AIM OF THE TASK: Write out the records below from the first line through the line containing "(#1-3.6,#2) .. controls", leaving out any pictures.

RECORD LIST:
===============

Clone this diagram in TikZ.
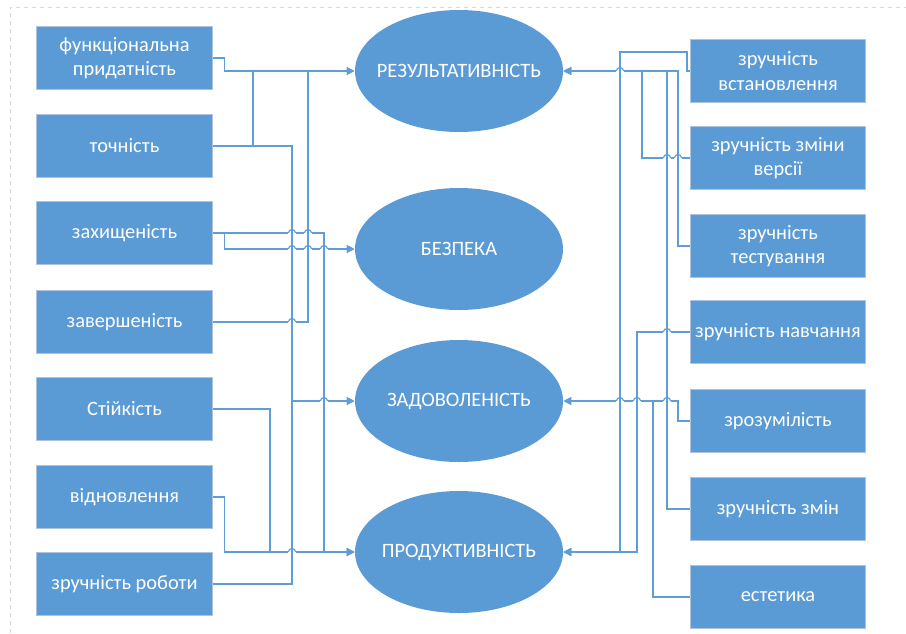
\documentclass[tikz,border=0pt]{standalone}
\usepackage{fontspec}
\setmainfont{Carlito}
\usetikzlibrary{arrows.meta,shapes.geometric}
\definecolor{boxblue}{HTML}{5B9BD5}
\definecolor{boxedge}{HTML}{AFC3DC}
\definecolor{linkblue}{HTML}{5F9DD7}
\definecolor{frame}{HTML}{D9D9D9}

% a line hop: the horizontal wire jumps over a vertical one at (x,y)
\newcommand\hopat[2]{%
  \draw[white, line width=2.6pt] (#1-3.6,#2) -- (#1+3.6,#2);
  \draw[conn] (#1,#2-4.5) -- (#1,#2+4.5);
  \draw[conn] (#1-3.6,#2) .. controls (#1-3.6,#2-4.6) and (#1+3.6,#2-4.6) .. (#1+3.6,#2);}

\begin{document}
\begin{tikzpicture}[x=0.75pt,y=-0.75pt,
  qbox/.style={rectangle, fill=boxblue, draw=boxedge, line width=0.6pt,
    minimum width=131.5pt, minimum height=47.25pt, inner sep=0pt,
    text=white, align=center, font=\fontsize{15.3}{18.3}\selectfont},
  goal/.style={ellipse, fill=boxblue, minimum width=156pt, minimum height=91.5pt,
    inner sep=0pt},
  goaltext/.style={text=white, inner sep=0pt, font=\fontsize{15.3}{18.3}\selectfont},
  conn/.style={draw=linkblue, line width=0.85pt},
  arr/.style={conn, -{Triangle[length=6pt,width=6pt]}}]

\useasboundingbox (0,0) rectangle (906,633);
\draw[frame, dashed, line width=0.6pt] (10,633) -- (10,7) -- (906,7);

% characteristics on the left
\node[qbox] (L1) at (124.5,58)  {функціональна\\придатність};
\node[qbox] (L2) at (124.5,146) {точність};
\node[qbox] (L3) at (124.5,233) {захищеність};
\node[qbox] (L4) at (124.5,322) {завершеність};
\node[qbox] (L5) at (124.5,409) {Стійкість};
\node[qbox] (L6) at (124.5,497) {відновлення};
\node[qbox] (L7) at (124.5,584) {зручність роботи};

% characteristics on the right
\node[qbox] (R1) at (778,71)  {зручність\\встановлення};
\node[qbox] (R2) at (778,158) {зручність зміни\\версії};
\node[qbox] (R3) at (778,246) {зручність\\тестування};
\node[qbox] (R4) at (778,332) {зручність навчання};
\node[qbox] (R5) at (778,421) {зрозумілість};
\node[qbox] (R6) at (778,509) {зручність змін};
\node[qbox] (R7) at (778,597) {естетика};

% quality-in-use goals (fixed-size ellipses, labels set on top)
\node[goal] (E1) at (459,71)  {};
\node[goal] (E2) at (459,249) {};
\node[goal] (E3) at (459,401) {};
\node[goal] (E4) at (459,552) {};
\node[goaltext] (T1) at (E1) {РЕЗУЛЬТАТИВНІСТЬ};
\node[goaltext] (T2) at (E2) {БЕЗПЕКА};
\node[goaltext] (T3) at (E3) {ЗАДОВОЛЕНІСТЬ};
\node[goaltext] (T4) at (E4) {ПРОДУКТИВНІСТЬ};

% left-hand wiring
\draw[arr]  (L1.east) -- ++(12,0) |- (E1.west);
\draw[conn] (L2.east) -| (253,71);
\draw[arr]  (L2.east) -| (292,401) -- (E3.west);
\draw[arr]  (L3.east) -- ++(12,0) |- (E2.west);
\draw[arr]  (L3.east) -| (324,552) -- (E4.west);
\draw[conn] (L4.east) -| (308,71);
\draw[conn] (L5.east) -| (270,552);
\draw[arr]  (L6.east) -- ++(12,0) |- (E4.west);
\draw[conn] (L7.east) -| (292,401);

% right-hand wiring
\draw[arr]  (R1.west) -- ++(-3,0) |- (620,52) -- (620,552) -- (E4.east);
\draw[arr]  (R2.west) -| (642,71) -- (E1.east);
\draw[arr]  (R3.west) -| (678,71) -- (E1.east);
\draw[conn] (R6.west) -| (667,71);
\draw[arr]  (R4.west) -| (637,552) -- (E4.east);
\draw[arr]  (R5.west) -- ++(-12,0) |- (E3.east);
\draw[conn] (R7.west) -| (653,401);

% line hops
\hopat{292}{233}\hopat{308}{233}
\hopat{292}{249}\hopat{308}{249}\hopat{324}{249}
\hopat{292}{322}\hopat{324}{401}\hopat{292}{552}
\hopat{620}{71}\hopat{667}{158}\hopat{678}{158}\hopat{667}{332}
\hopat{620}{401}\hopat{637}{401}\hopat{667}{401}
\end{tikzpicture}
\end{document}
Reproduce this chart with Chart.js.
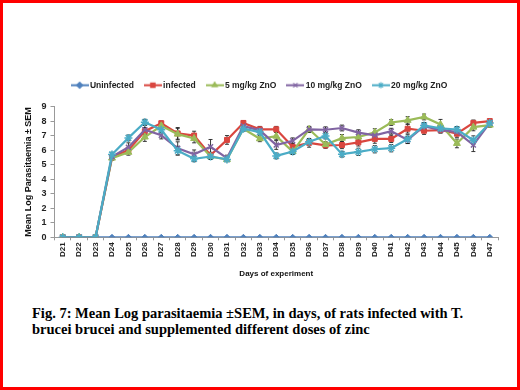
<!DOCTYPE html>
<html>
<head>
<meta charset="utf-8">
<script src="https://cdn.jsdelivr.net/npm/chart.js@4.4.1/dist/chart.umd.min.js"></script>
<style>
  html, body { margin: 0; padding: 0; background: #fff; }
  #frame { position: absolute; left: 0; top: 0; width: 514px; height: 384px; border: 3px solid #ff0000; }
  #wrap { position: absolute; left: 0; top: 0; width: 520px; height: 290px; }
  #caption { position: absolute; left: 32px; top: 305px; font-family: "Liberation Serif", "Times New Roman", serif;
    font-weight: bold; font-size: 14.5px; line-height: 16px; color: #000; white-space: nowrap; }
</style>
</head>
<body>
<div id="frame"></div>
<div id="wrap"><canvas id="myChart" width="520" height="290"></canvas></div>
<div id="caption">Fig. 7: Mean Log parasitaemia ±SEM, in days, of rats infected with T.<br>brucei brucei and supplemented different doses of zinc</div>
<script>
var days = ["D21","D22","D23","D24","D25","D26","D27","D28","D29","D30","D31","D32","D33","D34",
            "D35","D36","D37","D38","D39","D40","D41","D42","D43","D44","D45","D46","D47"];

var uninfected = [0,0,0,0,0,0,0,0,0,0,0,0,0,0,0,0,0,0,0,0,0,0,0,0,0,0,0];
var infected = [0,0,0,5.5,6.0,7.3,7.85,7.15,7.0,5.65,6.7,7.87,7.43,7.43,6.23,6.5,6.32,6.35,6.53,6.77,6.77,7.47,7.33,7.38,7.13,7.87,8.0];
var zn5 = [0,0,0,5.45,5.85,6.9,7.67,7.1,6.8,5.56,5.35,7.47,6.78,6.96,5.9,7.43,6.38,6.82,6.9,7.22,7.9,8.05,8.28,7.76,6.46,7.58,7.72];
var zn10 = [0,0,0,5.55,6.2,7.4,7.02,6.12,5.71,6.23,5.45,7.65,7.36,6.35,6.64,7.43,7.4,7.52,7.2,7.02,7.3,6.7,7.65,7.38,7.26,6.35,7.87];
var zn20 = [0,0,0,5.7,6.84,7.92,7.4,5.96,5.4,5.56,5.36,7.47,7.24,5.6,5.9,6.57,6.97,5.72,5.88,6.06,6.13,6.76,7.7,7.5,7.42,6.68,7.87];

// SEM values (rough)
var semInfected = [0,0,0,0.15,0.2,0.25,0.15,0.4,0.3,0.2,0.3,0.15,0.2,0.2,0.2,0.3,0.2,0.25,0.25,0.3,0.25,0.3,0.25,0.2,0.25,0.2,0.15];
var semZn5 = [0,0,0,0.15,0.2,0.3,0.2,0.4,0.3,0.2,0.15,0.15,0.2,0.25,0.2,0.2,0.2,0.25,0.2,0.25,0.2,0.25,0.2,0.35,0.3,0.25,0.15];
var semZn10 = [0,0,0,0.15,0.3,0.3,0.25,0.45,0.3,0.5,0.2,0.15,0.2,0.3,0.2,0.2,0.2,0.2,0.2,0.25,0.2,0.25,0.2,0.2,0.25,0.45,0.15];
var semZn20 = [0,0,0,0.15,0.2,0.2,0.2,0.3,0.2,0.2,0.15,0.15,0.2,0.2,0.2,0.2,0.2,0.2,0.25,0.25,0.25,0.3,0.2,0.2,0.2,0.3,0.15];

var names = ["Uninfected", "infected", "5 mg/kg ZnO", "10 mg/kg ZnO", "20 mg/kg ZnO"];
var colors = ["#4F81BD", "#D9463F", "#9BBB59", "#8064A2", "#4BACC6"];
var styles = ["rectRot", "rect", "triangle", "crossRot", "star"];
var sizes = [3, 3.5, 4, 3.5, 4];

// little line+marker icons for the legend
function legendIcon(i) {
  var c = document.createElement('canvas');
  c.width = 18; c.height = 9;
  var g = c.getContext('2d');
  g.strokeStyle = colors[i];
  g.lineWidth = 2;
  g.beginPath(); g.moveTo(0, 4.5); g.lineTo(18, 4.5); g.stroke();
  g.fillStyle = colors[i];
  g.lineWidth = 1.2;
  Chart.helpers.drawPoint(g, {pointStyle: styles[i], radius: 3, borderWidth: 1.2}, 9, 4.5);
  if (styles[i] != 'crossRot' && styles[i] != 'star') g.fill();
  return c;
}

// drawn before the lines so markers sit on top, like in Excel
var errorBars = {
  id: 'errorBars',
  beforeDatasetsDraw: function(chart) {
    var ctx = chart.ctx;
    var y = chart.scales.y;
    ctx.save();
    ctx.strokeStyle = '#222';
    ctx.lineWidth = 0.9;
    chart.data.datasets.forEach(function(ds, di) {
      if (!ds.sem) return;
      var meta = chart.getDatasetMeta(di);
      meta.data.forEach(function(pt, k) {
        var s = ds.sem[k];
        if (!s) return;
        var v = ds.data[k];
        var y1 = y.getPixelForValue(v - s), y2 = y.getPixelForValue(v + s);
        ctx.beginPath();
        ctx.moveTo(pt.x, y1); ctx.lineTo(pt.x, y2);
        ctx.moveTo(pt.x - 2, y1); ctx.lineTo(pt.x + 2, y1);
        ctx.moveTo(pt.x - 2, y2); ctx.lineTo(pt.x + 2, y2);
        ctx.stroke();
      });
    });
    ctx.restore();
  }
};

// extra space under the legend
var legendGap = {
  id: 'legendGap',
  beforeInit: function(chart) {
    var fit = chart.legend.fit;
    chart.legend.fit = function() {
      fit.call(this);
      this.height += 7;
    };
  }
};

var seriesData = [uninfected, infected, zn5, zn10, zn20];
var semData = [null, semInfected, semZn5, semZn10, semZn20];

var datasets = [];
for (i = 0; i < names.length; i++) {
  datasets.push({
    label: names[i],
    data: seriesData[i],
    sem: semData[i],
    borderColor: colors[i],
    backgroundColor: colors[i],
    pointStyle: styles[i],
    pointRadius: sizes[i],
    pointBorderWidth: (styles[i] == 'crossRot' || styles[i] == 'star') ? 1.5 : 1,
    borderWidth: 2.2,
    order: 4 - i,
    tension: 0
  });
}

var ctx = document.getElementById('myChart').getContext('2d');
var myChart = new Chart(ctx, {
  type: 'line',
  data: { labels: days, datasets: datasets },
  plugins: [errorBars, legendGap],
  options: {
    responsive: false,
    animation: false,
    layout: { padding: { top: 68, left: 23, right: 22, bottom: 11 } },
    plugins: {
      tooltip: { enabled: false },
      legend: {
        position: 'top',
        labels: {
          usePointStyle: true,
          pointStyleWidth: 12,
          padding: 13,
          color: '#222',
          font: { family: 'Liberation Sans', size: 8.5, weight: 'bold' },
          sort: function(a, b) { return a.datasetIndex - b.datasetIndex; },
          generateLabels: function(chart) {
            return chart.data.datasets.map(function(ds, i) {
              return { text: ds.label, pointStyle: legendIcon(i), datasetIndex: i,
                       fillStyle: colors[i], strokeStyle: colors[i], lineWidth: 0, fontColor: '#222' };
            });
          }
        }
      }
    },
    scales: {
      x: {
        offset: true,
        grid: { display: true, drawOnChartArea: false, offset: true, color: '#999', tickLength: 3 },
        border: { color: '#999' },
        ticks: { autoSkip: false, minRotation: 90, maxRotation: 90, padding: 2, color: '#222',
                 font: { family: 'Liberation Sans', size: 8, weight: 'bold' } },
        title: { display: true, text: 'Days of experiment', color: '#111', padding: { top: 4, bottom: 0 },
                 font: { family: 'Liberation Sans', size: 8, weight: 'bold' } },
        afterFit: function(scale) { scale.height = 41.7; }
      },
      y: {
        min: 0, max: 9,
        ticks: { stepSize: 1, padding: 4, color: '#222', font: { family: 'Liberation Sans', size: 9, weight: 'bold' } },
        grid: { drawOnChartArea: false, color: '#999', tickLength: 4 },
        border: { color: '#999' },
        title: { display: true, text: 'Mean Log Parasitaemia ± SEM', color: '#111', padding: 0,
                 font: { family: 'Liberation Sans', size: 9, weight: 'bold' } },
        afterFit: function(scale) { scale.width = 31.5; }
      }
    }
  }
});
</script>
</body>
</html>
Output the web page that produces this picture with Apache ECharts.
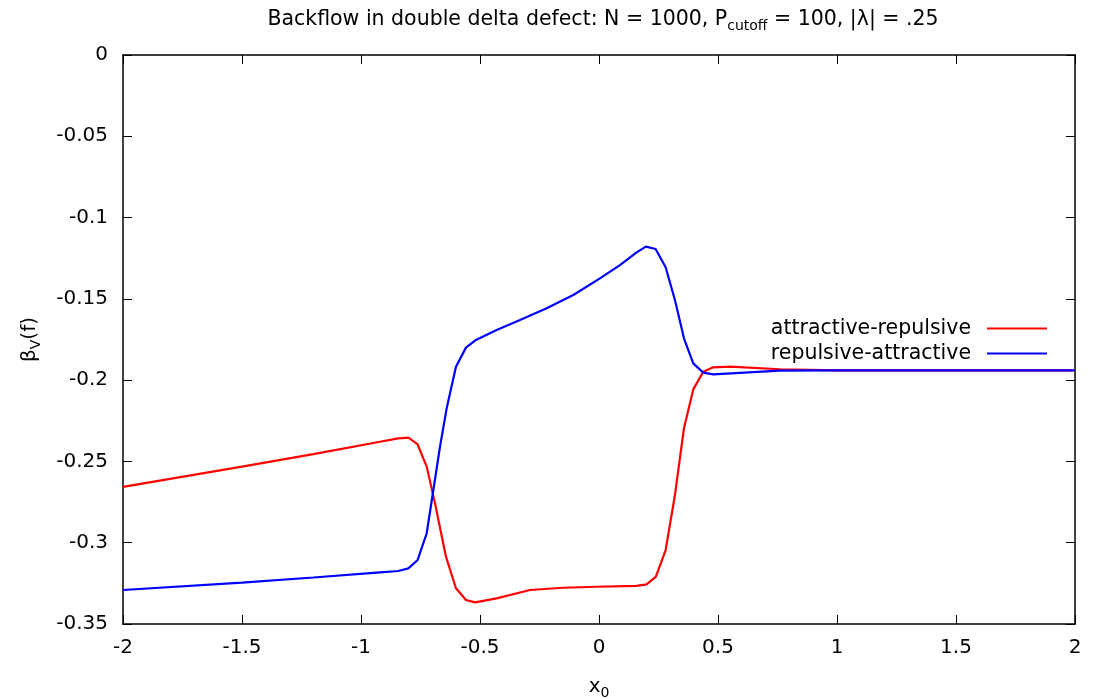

===============

RESPONSE TO THE TASK:
Clone this diagram in TikZ.
\documentclass[tikz,border=0pt]{standalone}
\usepackage{fontspec}
\setmainfont{Carlito}
\usetikzlibrary{arrows.meta,shapes.geometric}
\definecolor{boxblue}{HTML}{5B9BD5}
\definecolor{boxedge}{HTML}{AFC3DC}
\definecolor{linkblue}{HTML}{5F9DD7}
\definecolor{frame}{HTML}{D9D9D9}

% a line hop: the horizontal wire jumps over a vertical one at (x,y)
\newcommand\hopat[2]{%
  \draw[white, line width=2.6pt] (#1-3.6,#2) -- (#1+3.6,#2);
  \draw[conn] (#1,#2-4.5) -- (#1,#2+4.5);
  \draw[conn] (#1-3.6,#2) .. controls (#1-3.6,#2-4.6) and (#1+3.6,#2-4.6) .. (#1+3.6,#2);}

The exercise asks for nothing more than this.